● What you have to do: Gather all lines from the material that contain "this".
## Begin
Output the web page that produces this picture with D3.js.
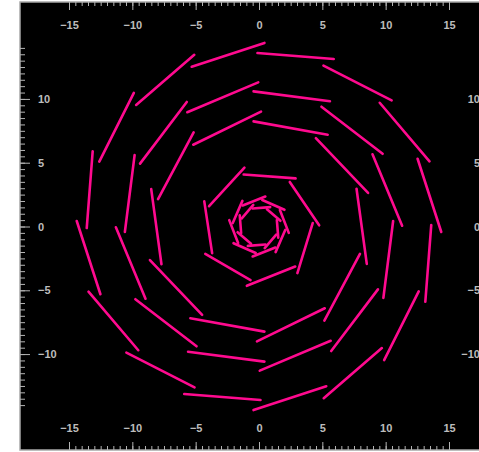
<!DOCTYPE html>
<html>
<head>
<meta charset="utf-8">
<script src="https://cdn.jsdelivr.net/npm/d3@7"></script>
<style>
  body { margin: 0; background: #fff; }
  svg { display: block; }
  .tick text { font-family: "Liberation Sans", Arial, sans-serif; font-size: 11px; font-weight: bold; fill: #bdbdbd; }
  .tick line { stroke: #b4b4b4; }
</style>
</head>
<body>
<svg id="chart" width="479" height="452"></svg>
<script>
// tick labels
var xMajor = [-15, -10, -5, 0, 5, 10, 15];
var yMajor = [-10, -5, 0, 5, 10];

// segments, [x1, y1, x2, y2] in data units
var ringOuter = [
  [0.43, 14.39, -5.31, 12.52], [-5.11, 13.46, -9.70, 9.53], [-9.88, 10.47, -12.61, 5.09],
  [-13.13, 5.90, -13.60, -0.12], [-14.39, 0.43, -12.52, -5.31], [-13.46, -5.11, -9.53, -9.70],
  [-10.47, -9.88, -5.09, -12.61], [-5.90, -13.13, 0.12, -13.60], [-0.43, -14.39, 5.31, -12.52],
  [5.11, -13.46, 9.70, -9.53], [9.88, -10.47, 12.61, -5.09], [13.13, -5.90, 13.60, 0.12],
  [14.39, -0.43, 12.52, 5.31], [13.46, 5.11, 9.53, 9.70], [10.47, 9.88, 5.09, 12.61],
  [5.90, 13.13, -0.12, 13.60]
];
var ringSecond = [
  [11.30, 0.06, 8.96, 5.66], [9.76, 5.70, 4.93, 9.39], [5.60, 9.82, -0.43, 10.59],
  [-0.06, 11.30, -5.66, 8.96], [-5.70, 9.76, -9.39, 4.93], [-9.82, 5.60, -10.59, -0.43],
  [-11.30, -0.06, -8.96, -5.66], [-9.76, -5.70, -4.93, -9.39], [-5.60, -9.82, 0.43, -10.59],
  [0.06, -11.30, 5.66, -8.96], [5.70, -9.76, 9.39, -4.93], [9.82, -5.60, 10.59, 0.43]
];
var ringThird = [
  [0.16, 9.00, -5.19, 6.41], [-5.16, 7.37, -7.97, 2.14], [-8.51, 2.93, -7.70, -2.96],
  [-8.61, -2.63, -4.49, -6.92], [-5.42, -7.19, 0.43, -8.24], [-0.16, -9.00, 5.19, -6.41],
  [5.16, -7.37, 7.97, -2.14], [8.51, -2.93, 7.70, 2.96], [8.61, 2.63, 4.49, 6.92],
  [5.42, 7.19, -0.43, 8.24]
];
var ringFourth = [
  [2.89, 3.77, -1.21, 4.07], [-1.15, 4.61, -3.94, 1.59], [-4.32, 1.97, -3.70, -2.09],
  [-4.24, -2.15, -0.67, -4.20], [-0.96, -4.65, 2.86, -3.14], [3.03, -3.65, 4.24, 0.27],
  [4.75, 0.09, 2.43, 3.49]
];
var ringFifth = [
  [0.50, 2.35, -1.29, 1.65], [-1.31, 2.01, -2.08, 0.26], [-2.35, 0.50, -1.65, -1.29],
  [-2.01, -1.31, -0.26, -2.08], [-0.50, -2.35, 1.29, -1.65], [1.31, -2.01, 2.08, -0.26],
  [2.35, -0.50, 1.65, 1.29], [2.01, 1.31, 0.26, 2.08]
];
var ringInner = [
  [0.88, 1.52, -0.51, 1.41], [-0.45, 1.69, -1.36, 0.63], [-1.52, 0.88, -1.41, -0.51],
  [-1.69, -0.45, -0.63, -1.36], [-0.88, -1.52, 0.51, -1.41], [0.45, -1.69, 1.36, -0.63],
  [1.52, -0.88, 1.41, 0.51], [1.69, 0.45, 0.63, 1.36]
];

var segments = [].concat(ringOuter, ringSecond, ringThird, ringFourth, ringFifth, ringInner);

var svg = d3.select("#chart");

// frame is wider than the window, right side gets clipped like the original
var frame = { left: 20, top: 2, right: 498, bottom: 450 };

var x = d3.scaleLinear().domain([-15, 15]).range([69, 449]);
var y = d3.scaleLinear().domain([-14, 14]).range([405.1, 47.9]);

svg.append("rect")
  .attr("x", frame.left)
  .attr("y", frame.top)
  .attr("width", frame.right - frame.left)
  .attr("height", frame.bottom - frame.top)
  .style("fill", "#000")
  .style("stroke", "#a8a8a8")
  .style("stroke-width", 1.5);

var xMinor = d3.range(-15, 15.001, 0.5);
var yMinor = d3.range(-14, 14.001, 0.5);

function addAxis(axisFn, tx, ty, scale, majors, minors, majorLen, minorLen, pad) {
  var gMinor = svg.append("g").attr("transform", "translate(" + tx + "," + ty + ")")
    .call(axisFn(scale).tickValues(minors).tickSize(minorLen).tickSizeOuter(0).tickFormat(""));
  gMinor.select(".domain").remove();
  var gMajor = svg.append("g").attr("transform", "translate(" + tx + "," + ty + ")")
    .call(axisFn(scale).tickValues(majors).tickSize(majorLen).tickSizeOuter(0).tickPadding(pad).tickFormat(d3.format("d")));
  gMajor.select(".domain").remove();
  return gMajor;
}

addAxis(d3.axisBottom, 0, frame.top, x, xMajor, xMinor, 8, 4, 11);   // top
addAxis(d3.axisTop, 0, frame.bottom, x, xMajor, xMinor, 8, 4, 10);   // bottom
addAxis(d3.axisRight, frame.left, 0, y, yMajor, yMinor, 10, 5, 8);   // left
addAxis(d3.axisLeft, frame.right, 0, y, yMajor, yMinor, 10, 5, 8);   // right

svg.append("g")
  .selectAll("line")
  .data(segments)
  .enter()
  .append("line")
  .attr("x1", function(d) { return x(d[0]); })
  .attr("y1", function(d) { return y(d[1]); })
  .attr("x2", function(d) { return x(d[2]); })
  .attr("y2", function(d) { return y(d[3]); })
  .style("stroke", "#ff0a8f")
  .style("stroke-width", 2.6)
  .style("stroke-linecap", "round");
</script>
</body>
</html>
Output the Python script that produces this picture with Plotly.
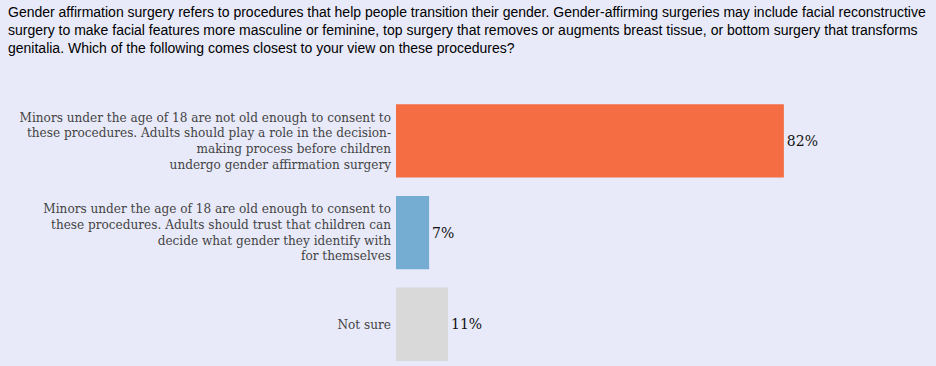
## End
● Final result:
Output the web page that produces this picture with D3.js.
Output the Python script that produces this picture with Plotly.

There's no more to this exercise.